Leigh has become an icon in Midway. She feels connected to the town and said she knows everybody. Before working at the courthouse and running for office, she worked in the Midway Post Office and as a nurse. She's given half the people in Midway their baby injections, she said.
Leigh has loved every job she's ever had, she said, and even if she's not working in the government she plans to continue helping others.
"Midway means more than anything to the world," Leigh said. "I love Midway and I've done everything I could do."
Volunteering will be the next step for Leigh. She'll spend most of her time at Woodford County High School and at the library. She wants to help any way she can.
City Clerk Phyllis Hudson is inspired by Leigh's commitment and dedication to Midway.
Hudson has been around Leigh long enough to know that she's rare, and that her commitment to her town is one of a kind.
"Doris is absolute gem," Hudson said. "You can't help but to love her. She gives 100 percent at everything she does. Doris treated this community like her family. She truly loved everybody."
Leigh is proud of having known her community. Hudson said in order to do a good job in a government position you have to know what the people want, and Leigh did.
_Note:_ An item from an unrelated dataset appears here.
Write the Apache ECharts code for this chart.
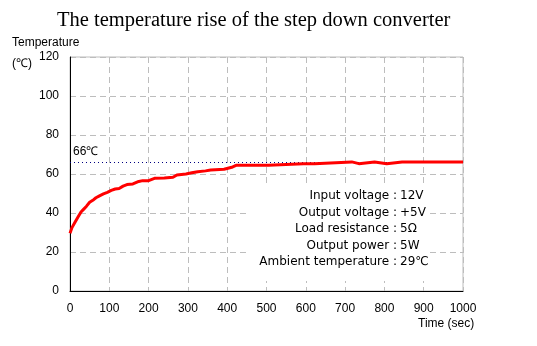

"We need someone like Doris Leigh to be out there to understand everyone's views, so they can make informed choices," Hudson said.
Leigh doesn't look back at one specific accomplishment she and her fellow city council members made during her time in the courthouse or city government. She's more proud, she said, of all the small things she accomplished.
And in an elevator.
When they needed to steal her away for a few minutes of insight, a judge or county attorney often would take an elevator ride with Leigh. It became a valuable brainstorming space.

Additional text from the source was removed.